Das Panorama im Rücken
Gespannt auf etwas Abenteuer, starten wir wie damals Mark Twain in Weggis. Bei der Gondelbahn nach Rigi Kaltbad warten erste Gäste aus Asien auf Einlass, sie machen sich den Aufstieg leicht. Wir hingegen sehen uns bald die ersten steilen Wälder und Weiden hochkeuchen, dem Tannenberg und Stutzberg entgegen. Wie so oft bei einer Gipfelbesteigung läuft der beste Film hinter dem Rücken ab. Die Aussicht auf Vierwaldstättersee, Bürgenstock, Pilatus und Luzern wird von Terrasse zu Terrasse eindrücklicher, vorausgesetzt man dreht sich um. Ansonsten zieren Bäume, Blumen und Kühe das Bild, was auch nicht zu verachten ist.
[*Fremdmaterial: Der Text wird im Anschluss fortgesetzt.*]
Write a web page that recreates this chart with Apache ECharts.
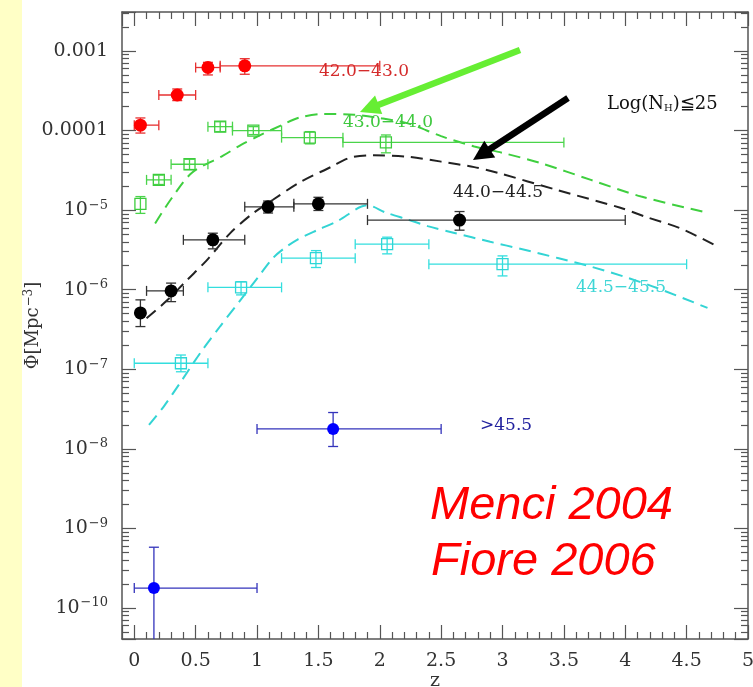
<!DOCTYPE html>
<html>
<head>
<meta charset="utf-8">
<script src="https://cdn.jsdelivr.net/npm/echarts@6/dist/echarts.min.js"></script>
<style>
html, body { margin: 0; padding: 0; background: #fff; }
#main { width: 753px; height: 687px; }
</style>
</head>
<body>
<div id="main"></div>
<script>
// points: [z, phi, zLo, zHi, phiLo, phiHi]  (zLo == zHi -> no horizontal bar)
var lum42 = [
	[0.05, 1.17e-4, 0.0, 0.2, 9.3e-5, 1.44e-4],
	[0.35, 2.8e-4, 0.2, 0.5, 2.38e-4, 3.33e-4],
	[0.6, 6.2e-4, 0.5, 0.7, 5.0e-4, 7.2e-4],
	[0.9, 6.5e-4, 0.7, 2.0, 5.1e-4, 8.0e-4]
];
var lum43 = [
	[0.05, 1.2e-5, 0.05, 0.05, 9.1e-6, 1.48e-5],
	[0.2, 2.4e-5, 0.1, 0.3, 2.1e-5, 2.75e-5],
	[0.45, 3.77e-5, 0.3, 0.6, 3.24e-5, 4.37e-5],
	[0.7, 1.12e-4, 0.6, 0.8, 9.7e-5, 1.29e-4],
	[0.97, 1.0e-4, 0.8, 1.2, 8.9e-5, 1.12e-4],
	[1.43, 8.15e-5, 1.2, 1.7, 6.8e-5, 9.7e-5],
	[2.05, 7.1e-5, 1.7, 3.5, 5.25e-5, 8.8e-5]
];
var lum44 = [
	[0.05, 5.1e-7, 0.05, 0.05, 3.44e-7, 7.45e-7],
	[0.3, 9.66e-7, 0.1, 0.4, 7.08e-7, 1.21e-6],
	[0.64, 4.23e-6, 0.4, 0.9, 3.26e-6, 5.13e-6],
	[1.09, 1.1e-5, 0.9, 1.3, 9.2e-6, 1.3e-5],
	[1.5, 1.2e-5, 1.3, 1.9, 9.9e-6, 1.45e-5],
	[2.65, 7.5e-6, 1.9, 4.0, 5.6e-6, 9.6e-6]
];
var lum445 = [
	[0.38, 1.19e-7, 0.0, 0.6, 9.3e-8, 1.51e-7],
	[0.87, 1.07e-6, 0.6, 1.2, 8.6e-7, 1.26e-6],
	[1.48, 2.49e-6, 1.2, 1.8, 1.9e-6, 3.1e-6],
	[2.06, 3.73e-6, 1.8, 2.4, 2.82e-6, 4.57e-6],
	[3.0, 2.09e-6, 2.4, 4.5, 1.49e-6, 2.66e-6]
];
var lum455 = [
	[1.62, 1.78e-8, 1.0, 2.5, 1.07e-8, 2.86e-8],
	[0.16, 1.78e-10, 0.0, 1.0, 1e-11, 5.8e-10]
];

// Menci 2004 model curves: [z, phi]
var model43 = [
	[0.17, 6.8e-6], [0.30, 1.38e-5], [0.47, 2.95e-5], [0.72, 4.8e-5], [0.87, 6.6e-5],
	[1.03, 8.8e-5], [1.2, 1.17e-4], [1.34, 1.45e-4], [1.54, 1.62e-4], [1.79, 1.58e-4],
	[1.98, 1.45e-4], [2.23, 1.23e-4], [2.5, 8.5e-5], [2.77, 6.3e-5], [3.0, 5.25e-5],
	[3.31, 3.9e-5], [3.72, 2.4e-5], [4.13, 1.48e-5], [4.67, 9.3e-6]
];
var model44 = [
	[0.10, 4.37e-7], [0.27, 7.4e-7], [0.43, 1.32e-6], [0.59, 2.34e-6], [0.78, 5.1e-6],
	[0.95, 8.7e-6], [1.13, 1.35e-5], [1.35, 2.24e-5], [1.6, 3.47e-5], [1.76, 4.57e-5],
	[1.95, 4.9e-5], [2.23, 4.68e-5], [2.5, 4.07e-5], [2.77, 3.47e-5], [2.96, 2.95e-5],
	[3.45, 1.78e-5], [3.96, 1.07e-5], [4.16, 8.3e-6], [4.45, 5.9e-6], [4.75, 3.5e-6]
];
var model445 = [
	[0.12, 2.0e-8], [0.24, 3.4e-8], [0.375, 6.8e-8], [0.54, 1.62e-7], [0.70, 3.47e-7],
	[0.865, 7.4e-7], [1.0, 1.38e-6], [1.13, 2.5e-6], [1.22, 3.3e-6], [1.33, 4.27e-6],
	[1.49, 5.6e-6], [1.65, 7.2e-6], [1.9, 1.15e-5], [2.05, 9.3e-6], [2.23, 7.6e-6],
	[2.39, 6.3e-6], [2.6, 5.2e-6], [2.9, 4.0e-6], [3.17, 3.2e-6], [3.45, 2.5e-6],
	[3.72, 1.95e-6], [3.99, 1.46e-6], [4.26, 1.05e-6], [4.67, 5.9e-7]
];

var serif = '"DejaVu Serif", serif';

function yLabel(v) {
	if (!(v > 0)) return '';
	var lg = Math.log10(v), e = Math.round(lg);
	if (Math.abs(lg - e) > 1e-6) return '';
	if (e === -3) return '0.001';
	if (e === -4) return '0.0001';
	return '{b|10}{s|−' + (-e) + '}';
}
function xLabel(v) {
	if (v < 0 || Math.abs(v * 2 - Math.round(v * 2)) > 1e-6) return '';
	return String(+v.toFixed(1));
}

var frame = { show: true, onZero: false, lineStyle: { color: '#555', width: 1.5 } };
var tick = { show: true, inside: true, length: 14, lineStyle: { color: '#555', width: 1.2 } };
var supRich = {
	b: { fontFamily: serif, fontSize: 19, color: '#333' },
	s: { fontFamily: serif, fontSize: 13, lineHeight: 13, color: '#333', padding: [0, 0, 10, 1] }
};

function xAx(top) {
	return {
		type: 'value', min: -0.1, max: 5, splitNumber: 10, position: top ? 'top' : 'bottom',
		axisLine: frame, axisTick: tick,
		minorTick: { show: true, splitNumber: 5, length: 7, lineStyle: { color: '#555', width: 1.2 } },
		splitLine: { show: false },
		axisLabel: { show: !top, formatter: xLabel, margin: 13, fontFamily: serif, fontSize: 19, color: '#333' },
		name: top ? '' : 'z', nameLocation: 'middle', nameGap: 33, nameMoveOverlap: false,
		nameTextStyle: { fontFamily: serif, fontSize: 19, color: '#333' }
	};
}
function yAx(right) {
	return {
		type: 'log', logBase: 10, min: Math.pow(10, -10.39), max: Math.pow(10, -2.51),
		position: right ? 'right' : 'left',
		axisLine: frame, axisTick: tick,
		minorTick: { show: true, splitNumber: 9, length: 7, lineStyle: { color: '#555', width: 1.2 } },
		splitLine: { show: false },
		axisLabel: { show: !right, formatter: yLabel, margin: 14, fontFamily: serif, fontSize: 19, color: '#333', rich: supRich },
		name: right ? '' : '{a|Φ[Mpc}{s|−3}{a|]}', nameLocation: 'middle', nameRotate: 90, nameGap: 80,
		nameMoveOverlap: false,
		nameTextStyle: {
			fontFamily: serif, fontSize: 18, color: '#333',
			rich: {
				a: { fontFamily: serif, fontSize: 18, color: '#333' },
				s: { fontFamily: serif, fontSize: 12, lineHeight: 12, color: '#333', padding: [0, 0, 9, 1] }
			}
		}
	};
}

function errSeries(rows, opt) {
	return {
		type: 'custom', xAxisIndex: 0, yAxisIndex: 0, clip: true, z: 5, silent: true,
		data: rows,
		encode: { x: 0, y: 1 },
		renderItem: function (params, api) {
			var z = api.value(0), p = api.value(1);
			var c = api.coord([z, p]);
			var l = api.coord([api.value(2), p]), r = api.coord([api.value(3), p]);
			var b = api.coord([z, api.value(4)]), t = api.coord([z, api.value(5)]);
			var st = { stroke: opt.bar, lineWidth: 1.3, fill: null };
			var cap = 5, kids = [];
			function seg(x1, y1, x2, y2) {
				kids.push({ type: 'line', shape: { x1: x1, y1: y1, x2: x2, y2: y2 }, style: st });
			}
			if (api.value(3) > api.value(2)) {
				seg(l[0], c[1], r[0], c[1]);
				seg(l[0], c[1] - cap, l[0], c[1] + cap);
				seg(r[0], c[1] - cap, r[0], c[1] + cap);
			}
			seg(c[0], t[1], c[0], b[1]);
			seg(c[0] - cap, t[1], c[0] + cap, t[1]);
			seg(c[0] - cap, b[1], c[0] + cap, b[1]);
			if (opt.open) {
				kids.push({ type: 'rect', shape: { x: c[0] - 5.5, y: c[1] - 5.5, width: 11, height: 11 },
					style: { fill: null, stroke: opt.mark, lineWidth: 1.3 } });
			} else {
				kids.push({ type: 'circle', shape: { cx: c[0], cy: c[1], r: opt.r || 6.5 }, style: { fill: opt.mark } });
			}
			return { type: 'group', children: kids };
		}
	};
}

function modelSeries(pts, color) {
	return {
		type: 'line', xAxisIndex: 0, yAxisIndex: 0, data: pts, showSymbol: false, symbol: 'none',
		smooth: 0.3, silent: true, z: 3,
		lineStyle: { color: color, width: 2, type: [12, 7] }
	};
}

function arrow(x1, y1, x2, y2, color, w) {
	var dx = x2 - x1, dy = y2 - y1, len = Math.sqrt(dx * dx + dy * dy);
	var ux = dx / len, uy = dy / len, hl = 20, hw = 10;
	var bx = x2 - ux * hl, by = y2 - uy * hl;
	return [
		{ type: 'line', shape: { x1: x1, y1: y1, x2: bx + ux * 2, y2: by + uy * 2 }, style: { stroke: color, lineWidth: w }, z: 20 },
		{ type: 'polygon', shape: { points: [[x2, y2], [bx - uy * hw, by + ux * hw], [bx + uy * hw, by - ux * hw]] },
			style: { fill: color }, z: 20 }
	];
}

function label(x, y, text, color, font) {
	return { type: 'text', x: x, y: y, z: 20,
		style: { text: text, fill: color, font: font || ('17px ' + serif), align: 'left', verticalAlign: 'middle',
			textAlign: 'left', textVerticalAlign: 'middle' } };
}

var bigFont = 'italic 47px "Liberation Sans", Arial, sans-serif';
var graphics = [
	{ type: 'rect', shape: { x: 0, y: 0, width: 22, height: 687 }, style: { fill: '#ffffc6' }, z: -10 },
	label(319, 72, '42.0−43.0', '#d42b2b'),
	label(343, 123, '43.0−44.0', '#3fc83f'),
	label(453, 193, '44.0−44.5', '#222'),
	label(576, 288, '44.5−45.5', '#3fd6d6'),
	label(480, 426, '>45.5', '#22229f'),
	{ type: 'text', x: 607, y: 104, z: 20,
		style: { text: '{a|Log(N}{s|H}{a|)≦25}', fill: '#111', align: 'left', verticalAlign: 'middle',
			textAlign: 'left', textVerticalAlign: 'middle',
			rich: { a: { fontFamily: serif, fontSize: 18, fill: '#111' },
				s: { fontFamily: serif, fontSize: 10, fill: '#111', padding: [9, 0, 0, 0] } } } },
	label(430, 506, 'Menci 2004', '#ff0000', bigFont),
	label(431, 562, 'Fiore 2006', '#ff0000', bigFont)
].concat(arrow(520, 50, 360, 112, '#66ee33', 6.5)).concat(arrow(568, 98, 473, 160, '#000', 6.5));

var chart = echarts.init(document.getElementById('main'), null, { renderer: 'canvas' });
chart.setOption({
	backgroundColor: '#fff',
	animation: false,
	grid: { left: 122, right: 5, top: 12, bottom: 48, containLabel: false, outerBoundsMode: 'none' },
	xAxis: [xAx(false), xAx(true)],
	yAxis: [yAx(false), yAx(true)],
	series: [
		modelSeries(model43, '#3fcf3f'),
		modelSeries(model44, '#222'),
		modelSeries(model445, '#33d4d4'),
		errSeries(lum42, { mark: '#ff0000', bar: '#e63030' }),
		errSeries(lum43, { mark: '#3ccc3c', bar: '#4ad44a', open: true }),
		errSeries(lum44, { mark: '#000', bar: '#333' }),
		errSeries(lum445, { mark: '#2ed6d6', bar: '#33dede', open: true }),
		errSeries(lum455, { mark: '#0000ff', bar: '#3333bb', r: 6 })
	],
	graphic: graphics
});
</script>
</body>
</html>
Nach der Alp Stutzberg gönnt uns der Weg ein wenig Schnauf. Die Steigung wird moderater, das Panorama um Küssnacht am Rigi und einen Seezipfel erweitert. Wieder im Wald, vertrauen wir dem kleinen Holzschild mit der Aufschrift Müseralp, dem nächsten Ziel. Ein deutlicher Trampelpfad führt uns auf einen Wanderweg und dieser hinein in eine urtümliche Baum- und Steinlandschaft. Die Rigi besteht aus Kalk, Flysch und Nagelfluh. Weil die Gesteinsplatten schräg stehen, sind gewisse Hänge beinahe senkrecht, andere sanft abfallend.
Unser ist gerade sehr steil und mit Nagelfluhfelsen und Tannen übersät. Schön, haben die Wegmacher den Pfad etwas breiter gebaut und mit Sicherungen versehen. Nach der Müseralp wechseln wir zum Hangtyp sanft abfallend, was immer noch steil genug ist, zumal die Sonne auf den breiten Rücken knallt, der uns zum Einstieg des Geissrügge bringt.
Purer Bergwanderspass
Geissrügge. Da ist der Grat, auf dem wir die 200 Höhenmeter bis zum Chänzeli überwinden. Purer Bergwanderspass. Kraxelnd und Leitern steigend überwinden wir kleinere und grössere Felsen aus Nagelfluh, dazwischen schlängelt sich der Weg durch wilde Waldpartien. Nach der siebten und letzten Leiter öffnet sich ein gewaltiger Tiefblick auf den See und die Zentralschweiz. Da heisst es Luft anhalten und staunen.
Amused vom Chänzeli
Auf dem Chänzeli folgt der Schock. Sind wir bislang keinem Menschen begegnet, ist nun bunter Touristenjubel angesagt. Wir stehen, nebst dem Kulm, auf dem wohl meistbesuchten Aussichtspunkt der Rigikette, sogar Königin Viktoria von England war bei ihrem Besuch «amused». Bis Staffelhöhe gibt es kein Entrinnen, wir wandern mit unzähligen Ausflüglern weiter dem Gipfel entgegen. Für Abwechslung sorgt der Blumenpfad. 890 Blumenarten, darunter 19 Orchideen, gedeihen auf dem Berg. 69 hat Pro Rigi, die Vereinigung zum Schutz der Rigi, mit Schildern versehen. Wer jetzt Arnika noch mit Margeriten verwechselt, hat schlecht aufgepasst.
Auf der Staffelhöhe sagen wir dem Menschenstrom vorübergehend Tschüss und wenden uns dem Rotstock zu, einem der vielen Rigigipfel. Der Blick von seinem Haupt ist genauso schön wie eine Stunde später vom Kulm, und die Ruhe ist wohltuend. Keine Sandalen, keine Selfiesticks. Dafür nette Gespräche mit den wenigen anderen Wanderern, die den Weg hierhin gefunden haben. Den Kulm lassen wir uns trotzdem nicht nehmen.
Für den Schlussanstieg hat man uns den Umweg über die Kulmhütte empfohlen, hier leisten einzig Kühe und Bäume Gesellschaft. Den Überfall auf dem Gipfel meistern wir umso mehr mit einem Grinsen: Asiatische Touristen sind wild auf Erinnerungsbilder mit verschwitzten Schweizer Wanderern. Also packen sie uns und schiessen Fotos, was das Zeug hält. Der Selfiestick fliegt uns um die Ohren. Rigi Kulm – wir sind angekommen.